Koi ascending left through churning water, rendered entirely in crosshatch parallel line shading with grey wash omitted, forces the tonal range to come from line density alone. The etching quality reads differently from standard grey wash at every scale.
This is a sleeve reference, not a flash panel. The asymmetric vertical flow composition is designed to wrap and breathe across a full arm, with the wave spray extending naturally into surrounding negative space.
Hannya in Bilateral Symmetry: The Mandala Frame Changes the Reading

The Hannya mask placed within a circular mandala frame with bilateral symmetry changes its reading entirely: instead of the mask as a directional symbol, the circular mandala containment gives it the weight of a centered back piece anchor.
Bold 2-3pt outlines at this scale hold the bilateral symmetry over time. Any line wobble at the direction changes in the horn curves will read immediately. Check the artist’s healed symmetrical work before booking.

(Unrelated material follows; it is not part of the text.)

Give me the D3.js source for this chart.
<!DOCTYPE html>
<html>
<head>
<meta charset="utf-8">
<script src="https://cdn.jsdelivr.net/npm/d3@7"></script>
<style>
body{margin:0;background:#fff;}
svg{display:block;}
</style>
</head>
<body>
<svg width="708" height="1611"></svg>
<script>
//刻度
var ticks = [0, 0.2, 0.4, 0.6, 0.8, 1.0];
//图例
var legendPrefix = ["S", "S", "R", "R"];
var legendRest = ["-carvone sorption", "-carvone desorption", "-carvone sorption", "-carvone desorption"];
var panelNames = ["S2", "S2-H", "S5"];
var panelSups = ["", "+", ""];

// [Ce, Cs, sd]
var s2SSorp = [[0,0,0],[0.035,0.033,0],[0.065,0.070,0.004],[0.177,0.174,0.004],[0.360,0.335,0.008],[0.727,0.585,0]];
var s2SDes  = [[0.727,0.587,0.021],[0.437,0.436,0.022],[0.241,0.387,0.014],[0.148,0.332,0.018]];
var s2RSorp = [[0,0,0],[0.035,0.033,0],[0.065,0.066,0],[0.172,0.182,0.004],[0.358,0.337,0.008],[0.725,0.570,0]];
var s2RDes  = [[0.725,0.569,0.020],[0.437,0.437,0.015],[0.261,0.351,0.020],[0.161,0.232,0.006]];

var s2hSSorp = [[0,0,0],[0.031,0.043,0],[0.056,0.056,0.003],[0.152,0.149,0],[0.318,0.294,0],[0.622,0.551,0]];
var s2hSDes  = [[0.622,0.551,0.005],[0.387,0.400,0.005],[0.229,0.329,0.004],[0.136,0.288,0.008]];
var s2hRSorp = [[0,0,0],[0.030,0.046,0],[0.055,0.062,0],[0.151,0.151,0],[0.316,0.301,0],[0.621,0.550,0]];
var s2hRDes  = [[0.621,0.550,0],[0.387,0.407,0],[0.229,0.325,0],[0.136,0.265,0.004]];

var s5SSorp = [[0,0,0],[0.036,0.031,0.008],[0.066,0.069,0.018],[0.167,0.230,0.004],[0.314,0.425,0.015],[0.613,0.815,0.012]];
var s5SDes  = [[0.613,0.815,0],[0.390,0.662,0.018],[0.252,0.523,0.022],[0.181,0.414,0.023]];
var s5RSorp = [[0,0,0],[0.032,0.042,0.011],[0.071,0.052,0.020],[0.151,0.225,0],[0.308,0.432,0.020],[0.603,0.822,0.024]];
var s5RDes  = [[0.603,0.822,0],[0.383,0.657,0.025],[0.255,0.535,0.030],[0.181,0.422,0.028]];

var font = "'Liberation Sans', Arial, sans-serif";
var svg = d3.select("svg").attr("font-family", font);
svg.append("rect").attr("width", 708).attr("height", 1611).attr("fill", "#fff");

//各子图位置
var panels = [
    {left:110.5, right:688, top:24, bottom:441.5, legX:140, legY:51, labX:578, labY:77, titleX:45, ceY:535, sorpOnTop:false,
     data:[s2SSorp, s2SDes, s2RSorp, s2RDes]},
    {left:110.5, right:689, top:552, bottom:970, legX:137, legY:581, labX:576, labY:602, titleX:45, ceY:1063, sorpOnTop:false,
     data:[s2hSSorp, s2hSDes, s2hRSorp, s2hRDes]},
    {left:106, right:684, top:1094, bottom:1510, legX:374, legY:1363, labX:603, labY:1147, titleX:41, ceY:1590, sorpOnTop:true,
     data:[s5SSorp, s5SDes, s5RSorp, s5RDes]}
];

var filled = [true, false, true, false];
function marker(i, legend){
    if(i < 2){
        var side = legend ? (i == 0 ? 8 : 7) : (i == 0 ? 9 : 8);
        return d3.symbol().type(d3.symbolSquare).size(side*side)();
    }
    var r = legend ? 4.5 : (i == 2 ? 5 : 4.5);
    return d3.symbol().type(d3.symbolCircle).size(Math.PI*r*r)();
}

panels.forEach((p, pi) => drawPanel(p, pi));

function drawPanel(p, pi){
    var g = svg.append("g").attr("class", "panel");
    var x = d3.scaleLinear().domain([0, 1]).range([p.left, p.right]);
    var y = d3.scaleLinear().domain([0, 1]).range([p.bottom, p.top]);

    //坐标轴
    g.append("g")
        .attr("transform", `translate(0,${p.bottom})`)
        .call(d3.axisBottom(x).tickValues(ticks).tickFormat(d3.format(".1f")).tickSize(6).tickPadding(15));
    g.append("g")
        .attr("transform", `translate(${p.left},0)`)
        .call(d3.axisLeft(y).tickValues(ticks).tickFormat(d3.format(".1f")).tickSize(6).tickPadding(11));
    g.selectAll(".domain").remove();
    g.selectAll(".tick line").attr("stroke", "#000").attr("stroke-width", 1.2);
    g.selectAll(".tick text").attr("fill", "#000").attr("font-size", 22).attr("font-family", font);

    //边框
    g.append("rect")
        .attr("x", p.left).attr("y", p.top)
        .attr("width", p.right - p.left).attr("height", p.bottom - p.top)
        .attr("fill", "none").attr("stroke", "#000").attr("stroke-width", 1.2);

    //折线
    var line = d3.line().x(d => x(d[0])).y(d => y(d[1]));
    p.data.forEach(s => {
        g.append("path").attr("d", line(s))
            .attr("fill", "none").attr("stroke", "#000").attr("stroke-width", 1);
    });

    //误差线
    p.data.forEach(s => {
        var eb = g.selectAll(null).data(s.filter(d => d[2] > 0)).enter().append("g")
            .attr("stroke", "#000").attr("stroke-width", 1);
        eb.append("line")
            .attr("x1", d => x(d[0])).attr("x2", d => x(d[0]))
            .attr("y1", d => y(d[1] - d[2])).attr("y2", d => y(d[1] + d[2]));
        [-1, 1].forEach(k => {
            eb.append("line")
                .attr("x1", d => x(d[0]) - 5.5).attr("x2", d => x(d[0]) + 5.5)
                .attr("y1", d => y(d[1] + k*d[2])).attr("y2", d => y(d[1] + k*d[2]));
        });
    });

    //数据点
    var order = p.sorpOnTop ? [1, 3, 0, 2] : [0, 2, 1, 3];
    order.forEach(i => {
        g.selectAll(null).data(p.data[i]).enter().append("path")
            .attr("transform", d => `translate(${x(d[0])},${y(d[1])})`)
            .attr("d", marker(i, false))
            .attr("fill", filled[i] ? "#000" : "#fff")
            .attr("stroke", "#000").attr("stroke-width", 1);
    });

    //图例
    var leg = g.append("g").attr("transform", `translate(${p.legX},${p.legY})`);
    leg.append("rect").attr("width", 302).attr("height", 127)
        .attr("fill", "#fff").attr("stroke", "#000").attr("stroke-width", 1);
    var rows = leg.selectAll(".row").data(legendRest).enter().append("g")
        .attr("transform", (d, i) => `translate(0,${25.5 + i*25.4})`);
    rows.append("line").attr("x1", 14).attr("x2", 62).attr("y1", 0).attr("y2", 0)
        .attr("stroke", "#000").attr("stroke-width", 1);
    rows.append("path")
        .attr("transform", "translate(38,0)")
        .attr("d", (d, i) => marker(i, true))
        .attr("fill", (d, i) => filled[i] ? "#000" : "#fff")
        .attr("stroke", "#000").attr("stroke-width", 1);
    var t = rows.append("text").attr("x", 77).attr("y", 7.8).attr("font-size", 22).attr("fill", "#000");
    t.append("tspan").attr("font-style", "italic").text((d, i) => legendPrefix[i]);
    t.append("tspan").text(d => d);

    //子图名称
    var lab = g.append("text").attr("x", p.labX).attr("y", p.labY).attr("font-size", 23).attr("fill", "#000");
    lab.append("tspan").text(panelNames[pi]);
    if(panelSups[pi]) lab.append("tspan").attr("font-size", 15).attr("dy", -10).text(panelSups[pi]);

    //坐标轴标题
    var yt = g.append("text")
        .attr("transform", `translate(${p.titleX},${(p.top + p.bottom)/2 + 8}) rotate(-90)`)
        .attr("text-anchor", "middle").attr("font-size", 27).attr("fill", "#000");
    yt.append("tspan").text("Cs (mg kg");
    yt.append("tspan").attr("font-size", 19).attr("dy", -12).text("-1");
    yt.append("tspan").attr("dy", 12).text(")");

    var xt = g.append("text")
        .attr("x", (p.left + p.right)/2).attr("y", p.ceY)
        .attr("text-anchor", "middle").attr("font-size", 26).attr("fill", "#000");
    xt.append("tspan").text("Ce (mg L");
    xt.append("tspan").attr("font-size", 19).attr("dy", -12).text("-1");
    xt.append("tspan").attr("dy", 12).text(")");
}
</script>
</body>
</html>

Dragon and Peony in Grey Wash: The Traditional Irezumi Pairing Tested Over Time

Coiled dragon, full-bloom peonies, bamboo framing, pagoda silhouette at base: this is the canonical irezumi pairing rendered in pure grey wash dilution from dense to open, with no solid black fields anchoring any section.
Grey wash without solid black anchoring is the highest-risk execution choice in traditional Japanese work. On olive and darker skin tones, the open dilution tones disappear within five to seven years. This reference requires the right skin tone match to hold its range.
Take the three references that stopped you longest and send those to your artist. Not the full set. A specific direction is more useful than a mood board, and an artist who knows irezumi will tell you immediately which of those three works for your placement and skin tone.